Наступит время, когда Михаил Полторанин по-дружески подарит мне оригинал указа Ельцина «О средствах массовой информации в РСФСР», где в пункте 3 будет указано о моем освобождении от должности, а Прокуратуре РСФСР – дать правовую оценку моим действиям. Михаил признался, что указ Борис Николаевич подписывал в нетрезвом виде, но какое это имело значение! Важно другое – меня начали вызывать на многочисленные допросы.
Они проходили по нелепейшей случайности в здании бывшего Отдела пропаганды ЦК КПСС. Допросы выглядели вначале как свидетельские, но потом я узнал, что уже по моему делу со свидетельскими показаниями прошли многие десятки работников телевидения и радио.
Сначала следовали телезаписи допросов, потом через несколько дней снова вызывали, чтобы я полностью отсмотрел пленку допроса и подписался, что не имею технических претензий. Потом мне давали сокращенный вариант «бумажного» протокола допроса. Всякий раз я убеждался, что там столько вольностей и интерпретаций допущено – ни в какие ворота! Я терпеливо брал чистые листы бумаги и заново переписывал собственные свидетельские показания. Они, естественно, отличались от телевизионных – извращенных показаний.

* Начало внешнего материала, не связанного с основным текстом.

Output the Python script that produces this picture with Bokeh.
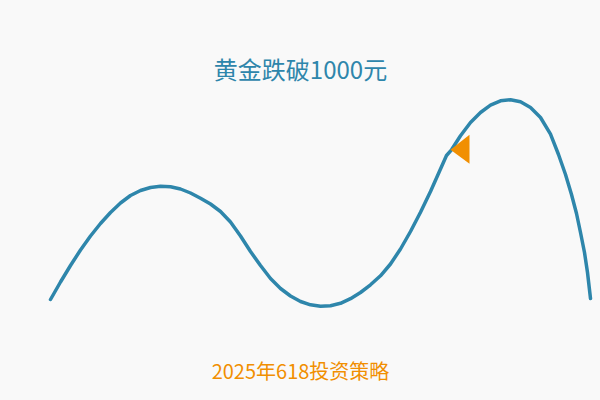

Несколько месяцев шла такая игра со мной. Я устоял. Поддерживало то, что мне помогали мои товарищи своими рассказами о следственных допросах, где они уже побывали по делу о причастности телевидения и радио к ГКЧП и конкретно – причастности Кравченко.
Неожиданно приятно было обнаружить, что следственную группу возглавляет Борис Тарасов, следователь по особо важным поручениям. Мы с ним были хорошо знакомы раньше, когда он выступил у нас в качестве автора одного из документальных фильмов по громкому уголовному делу. Фильм я тогда отсматривал, делал замечания, и он успешно прошел по телевидению.